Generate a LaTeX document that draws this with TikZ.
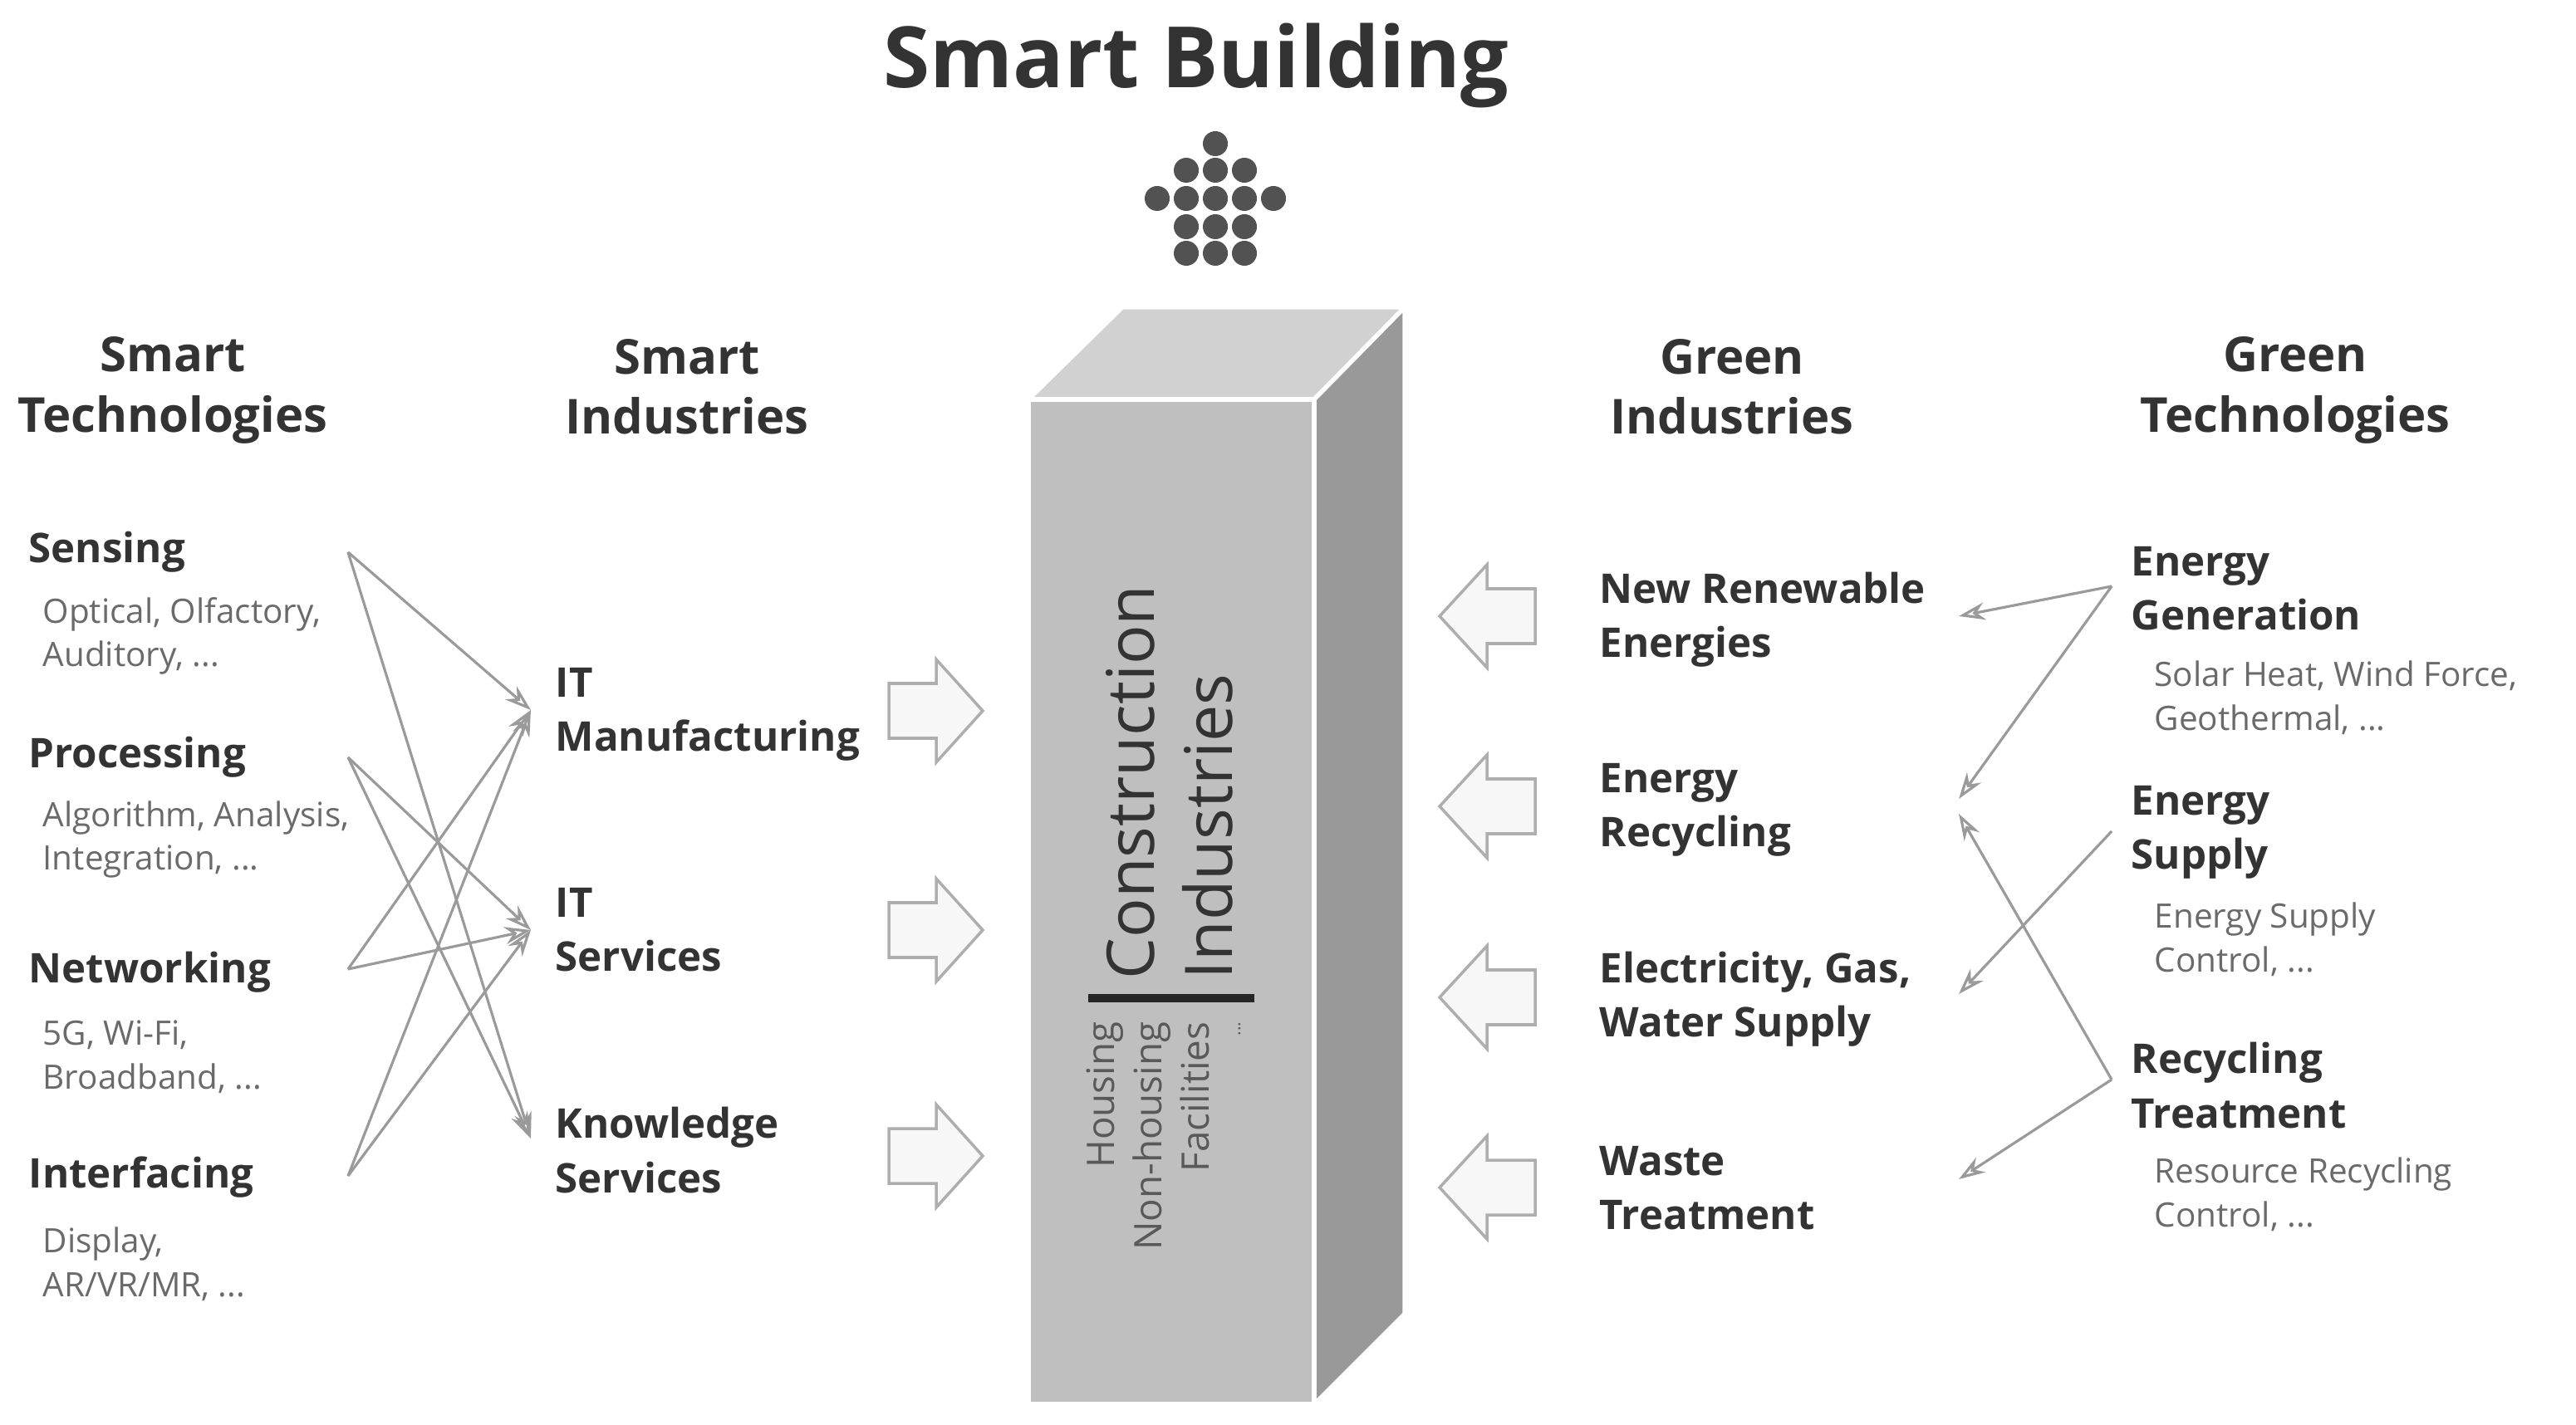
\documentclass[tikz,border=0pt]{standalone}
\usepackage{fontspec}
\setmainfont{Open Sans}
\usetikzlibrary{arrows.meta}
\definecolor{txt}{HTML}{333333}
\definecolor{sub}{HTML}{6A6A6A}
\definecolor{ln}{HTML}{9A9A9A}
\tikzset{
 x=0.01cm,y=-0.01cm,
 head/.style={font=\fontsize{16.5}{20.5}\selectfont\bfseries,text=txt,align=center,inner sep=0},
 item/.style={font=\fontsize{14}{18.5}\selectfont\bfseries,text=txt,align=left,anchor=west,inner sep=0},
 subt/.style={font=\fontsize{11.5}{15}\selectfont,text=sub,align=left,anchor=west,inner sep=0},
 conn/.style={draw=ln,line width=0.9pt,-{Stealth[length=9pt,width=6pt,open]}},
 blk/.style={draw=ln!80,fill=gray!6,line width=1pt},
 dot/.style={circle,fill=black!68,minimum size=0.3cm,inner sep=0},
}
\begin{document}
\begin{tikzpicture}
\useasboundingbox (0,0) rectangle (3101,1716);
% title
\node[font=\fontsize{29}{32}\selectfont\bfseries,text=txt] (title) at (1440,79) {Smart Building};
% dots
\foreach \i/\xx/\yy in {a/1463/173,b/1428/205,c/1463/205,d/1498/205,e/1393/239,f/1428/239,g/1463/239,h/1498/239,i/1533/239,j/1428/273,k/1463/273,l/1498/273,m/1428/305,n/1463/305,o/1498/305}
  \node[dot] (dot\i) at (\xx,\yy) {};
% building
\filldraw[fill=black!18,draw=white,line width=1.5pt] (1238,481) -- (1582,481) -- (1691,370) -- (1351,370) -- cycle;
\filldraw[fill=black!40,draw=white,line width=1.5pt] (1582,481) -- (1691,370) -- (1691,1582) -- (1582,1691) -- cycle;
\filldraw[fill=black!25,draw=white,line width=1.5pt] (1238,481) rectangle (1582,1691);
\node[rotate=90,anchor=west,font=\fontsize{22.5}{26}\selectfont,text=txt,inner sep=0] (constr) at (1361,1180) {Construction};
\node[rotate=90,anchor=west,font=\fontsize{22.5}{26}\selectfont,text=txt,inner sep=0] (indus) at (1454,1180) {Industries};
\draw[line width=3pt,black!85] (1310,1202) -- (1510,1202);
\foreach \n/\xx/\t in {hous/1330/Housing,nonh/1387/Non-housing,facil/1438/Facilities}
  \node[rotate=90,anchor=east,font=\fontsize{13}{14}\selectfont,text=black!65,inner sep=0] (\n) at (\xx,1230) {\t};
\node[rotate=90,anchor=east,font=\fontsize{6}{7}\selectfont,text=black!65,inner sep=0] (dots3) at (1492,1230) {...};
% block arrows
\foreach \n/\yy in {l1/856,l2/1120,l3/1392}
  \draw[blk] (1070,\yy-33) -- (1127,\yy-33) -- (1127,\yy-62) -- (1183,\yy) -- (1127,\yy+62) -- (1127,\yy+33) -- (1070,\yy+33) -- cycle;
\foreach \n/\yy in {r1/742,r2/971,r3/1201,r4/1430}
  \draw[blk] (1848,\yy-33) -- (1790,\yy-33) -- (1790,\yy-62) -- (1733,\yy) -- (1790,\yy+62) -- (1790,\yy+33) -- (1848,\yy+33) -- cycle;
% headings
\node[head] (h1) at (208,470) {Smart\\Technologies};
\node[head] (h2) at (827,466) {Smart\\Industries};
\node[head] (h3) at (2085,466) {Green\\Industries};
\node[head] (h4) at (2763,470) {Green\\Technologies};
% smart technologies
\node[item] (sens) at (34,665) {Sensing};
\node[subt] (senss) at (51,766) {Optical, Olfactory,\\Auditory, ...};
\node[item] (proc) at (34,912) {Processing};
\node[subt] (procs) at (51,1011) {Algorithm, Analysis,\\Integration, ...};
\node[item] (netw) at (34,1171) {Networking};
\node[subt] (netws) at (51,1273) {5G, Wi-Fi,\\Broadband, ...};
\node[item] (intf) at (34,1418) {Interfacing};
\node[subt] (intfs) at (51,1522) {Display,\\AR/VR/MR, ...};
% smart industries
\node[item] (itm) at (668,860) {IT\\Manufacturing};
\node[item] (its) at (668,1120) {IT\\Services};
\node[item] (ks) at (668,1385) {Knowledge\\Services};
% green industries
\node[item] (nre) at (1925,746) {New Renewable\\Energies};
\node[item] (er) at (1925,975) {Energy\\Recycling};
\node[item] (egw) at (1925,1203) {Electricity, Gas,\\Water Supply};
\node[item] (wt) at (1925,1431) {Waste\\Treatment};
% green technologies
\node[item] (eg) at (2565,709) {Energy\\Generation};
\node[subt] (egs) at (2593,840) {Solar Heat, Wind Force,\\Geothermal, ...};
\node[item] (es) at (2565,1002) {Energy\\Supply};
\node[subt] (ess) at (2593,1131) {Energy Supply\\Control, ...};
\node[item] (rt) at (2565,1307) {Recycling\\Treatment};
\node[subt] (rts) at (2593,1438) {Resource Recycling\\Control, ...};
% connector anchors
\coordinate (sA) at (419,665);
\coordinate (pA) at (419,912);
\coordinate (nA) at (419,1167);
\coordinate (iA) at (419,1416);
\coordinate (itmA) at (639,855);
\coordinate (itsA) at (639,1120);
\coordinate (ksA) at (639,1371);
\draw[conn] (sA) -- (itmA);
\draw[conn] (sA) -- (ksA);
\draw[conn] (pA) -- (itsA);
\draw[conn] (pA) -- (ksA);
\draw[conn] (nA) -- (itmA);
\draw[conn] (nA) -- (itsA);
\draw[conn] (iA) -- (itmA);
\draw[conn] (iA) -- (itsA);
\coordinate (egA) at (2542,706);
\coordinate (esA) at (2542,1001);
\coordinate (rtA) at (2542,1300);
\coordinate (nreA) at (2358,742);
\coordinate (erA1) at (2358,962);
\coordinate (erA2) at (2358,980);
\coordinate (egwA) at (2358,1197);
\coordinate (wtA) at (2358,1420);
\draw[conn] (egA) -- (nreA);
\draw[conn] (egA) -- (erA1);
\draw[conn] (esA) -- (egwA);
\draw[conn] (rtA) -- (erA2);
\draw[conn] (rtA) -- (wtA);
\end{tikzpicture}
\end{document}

· · · ·

▸ EXERCISE DESCRIPTION
Produce an exact copy of each line of data, skipping embedded images.

▸ EXPECTED ANSWER
Generate a LaTeX document that draws this with TikZ.
\documentclass[tikz,border=0pt]{standalone}
\usepackage{fontspec}
\setmainfont{Open Sans}
\usetikzlibrary{arrows.meta}
\definecolor{txt}{HTML}{333333}
\definecolor{sub}{HTML}{6A6A6A}
\definecolor{ln}{HTML}{9A9A9A}
\tikzset{
 x=0.01cm,y=-0.01cm,
 head/.style={font=\fontsize{16.5}{20.5}\selectfont\bfseries,text=txt,align=center,inner sep=0},
 item/.style={font=\fontsize{14}{18.5}\selectfont\bfseries,text=txt,align=left,anchor=west,inner sep=0},
 subt/.style={font=\fontsize{11.5}{15}\selectfont,text=sub,align=left,anchor=west,inner sep=0},
 conn/.style={draw=ln,line width=0.9pt,-{Stealth[length=9pt,width=6pt,open]}},
 blk/.style={draw=ln!80,fill=gray!6,line width=1pt},
 dot/.style={circle,fill=black!68,minimum size=0.3cm,inner sep=0},
}
\begin{document}
\begin{tikzpicture}
\useasboundingbox (0,0) rectangle (3101,1716);
% title
\node[font=\fontsize{29}{32}\selectfont\bfseries,text=txt] (title) at (1440,79) {Smart Building};
% dots
\foreach \i/\xx/\yy in {a/1463/173,b/1428/205,c/1463/205,d/1498/205,e/1393/239,f/1428/239,g/1463/239,h/1498/239,i/1533/239,j/1428/273,k/1463/273,l/1498/273,m/1428/305,n/1463/305,o/1498/305}
  \node[dot] (dot\i) at (\xx,\yy) {};
% building
\filldraw[fill=black!18,draw=white,line width=1.5pt] (1238,481) -- (1582,481) -- (1691,370) -- (1351,370) -- cycle;
\filldraw[fill=black!40,draw=white,line width=1.5pt] (1582,481) -- (1691,370) -- (1691,1582) -- (1582,1691) -- cycle;
\filldraw[fill=black!25,draw=white,line width=1.5pt] (1238,481) rectangle (1582,1691);
\node[rotate=90,anchor=west,font=\fontsize{22.5}{26}\selectfont,text=txt,inner sep=0] (constr) at (1361,1180) {Construction};
\node[rotate=90,anchor=west,font=\fontsize{22.5}{26}\selectfont,text=txt,inner sep=0] (indus) at (1454,1180) {Industries};
\draw[line width=3pt,black!85] (1310,1202) -- (1510,1202);
\foreach \n/\xx/\t in {hous/1330/Housing,nonh/1387/Non-housing,facil/1438/Facilities}
  \node[rotate=90,anchor=east,font=\fontsize{13}{14}\selectfont,text=black!65,inner sep=0] (\n) at (\xx,1230) {\t};
\node[rotate=90,anchor=east,font=\fontsize{6}{7}\selectfont,text=black!65,inner sep=0] (dots3) at (1492,1230) {...};
% block arrows
\foreach \n/\yy in {l1/856,l2/1120,l3/1392}
  \draw[blk] (1070,\yy-33) -- (1127,\yy-33) -- (1127,\yy-62) -- (1183,\yy) -- (1127,\yy+62) -- (1127,\yy+33) -- (1070,\yy+33) -- cycle;
\foreach \n/\yy in {r1/742,r2/971,r3/1201,r4/1430}
  \draw[blk] (1848,\yy-33) -- (1790,\yy-33) -- (1790,\yy-62) -- (1733,\yy) -- (1790,\yy+62) -- (1790,\yy+33) -- (1848,\yy+33) -- cycle;
% headings
\node[head] (h1) at (208,470) {Smart\\Technologies};
\node[head] (h2) at (827,466) {Smart\\Industries};
\node[head] (h3) at (2085,466) {Green\\Industries};
\node[head] (h4) at (2763,470) {Green\\Technologies};
% smart technologies
\node[item] (sens) at (34,665) {Sensing};
\node[subt] (senss) at (51,766) {Optical, Olfactory,\\Auditory, ...};
\node[item] (proc) at (34,912) {Processing};
\node[subt] (procs) at (51,1011) {Algorithm, Analysis,\\Integration, ...};
\node[item] (netw) at (34,1171) {Networking};
\node[subt] (netws) at (51,1273) {5G, Wi-Fi,\\Broadband, ...};
\node[item] (intf) at (34,1418) {Interfacing};
\node[subt] (intfs) at (51,1522) {Display,\\AR/VR/MR, ...};
% smart industries
\node[item] (itm) at (668,860) {IT\\Manufacturing};
\node[item] (its) at (668,1120) {IT\\Services};
\node[item] (ks) at (668,1385) {Knowledge\\Services};
% green industries
\node[item] (nre) at (1925,746) {New Renewable\\Energies};
\node[item] (er) at (1925,975) {Energy\\Recycling};
\node[item] (egw) at (1925,1203) {Electricity, Gas,\\Water Supply};
\node[item] (wt) at (1925,1431) {Waste\\Treatment};
% green technologies
\node[item] (eg) at (2565,709) {Energy\\Generation};
\node[subt] (egs) at (2593,840) {Solar Heat, Wind Force,\\Geothermal, ...};
\node[item] (es) at (2565,1002) {Energy\\Supply};
\node[subt] (ess) at (2593,1131) {Energy Supply\\Control, ...};
\node[item] (rt) at (2565,1307) {Recycling\\Treatment};
\node[subt] (rts) at (2593,1438) {Resource Recycling\\Control, ...};
% connector anchors
\coordinate (sA) at (419,665);
\coordinate (pA) at (419,912);
\coordinate (nA) at (419,1167);
\coordinate (iA) at (419,1416);
\coordinate (itmA) at (639,855);
\coordinate (itsA) at (639,1120);
\coordinate (ksA) at (639,1371);
\draw[conn] (sA) -- (itmA);
\draw[conn] (sA) -- (ksA);
\draw[conn] (pA) -- (itsA);
\draw[conn] (pA) -- (ksA);
\draw[conn] (nA) -- (itmA);
\draw[conn] (nA) -- (itsA);
\draw[conn] (iA) -- (itmA);
\draw[conn] (iA) -- (itsA);
\coordinate (egA) at (2542,706);
\coordinate (esA) at (2542,1001);
\coordinate (rtA) at (2542,1300);
\coordinate (nreA) at (2358,742);
\coordinate (erA1) at (2358,962);
\coordinate (erA2) at (2358,980);
\coordinate (egwA) at (2358,1197);
\coordinate (wtA) at (2358,1420);
\draw[conn] (egA) -- (nreA);
\draw[conn] (egA) -- (erA1);
\draw[conn] (esA) -- (egwA);
\draw[conn] (rtA) -- (erA2);
\draw[conn] (rtA) -- (wtA);
\end{tikzpicture}
\end{document}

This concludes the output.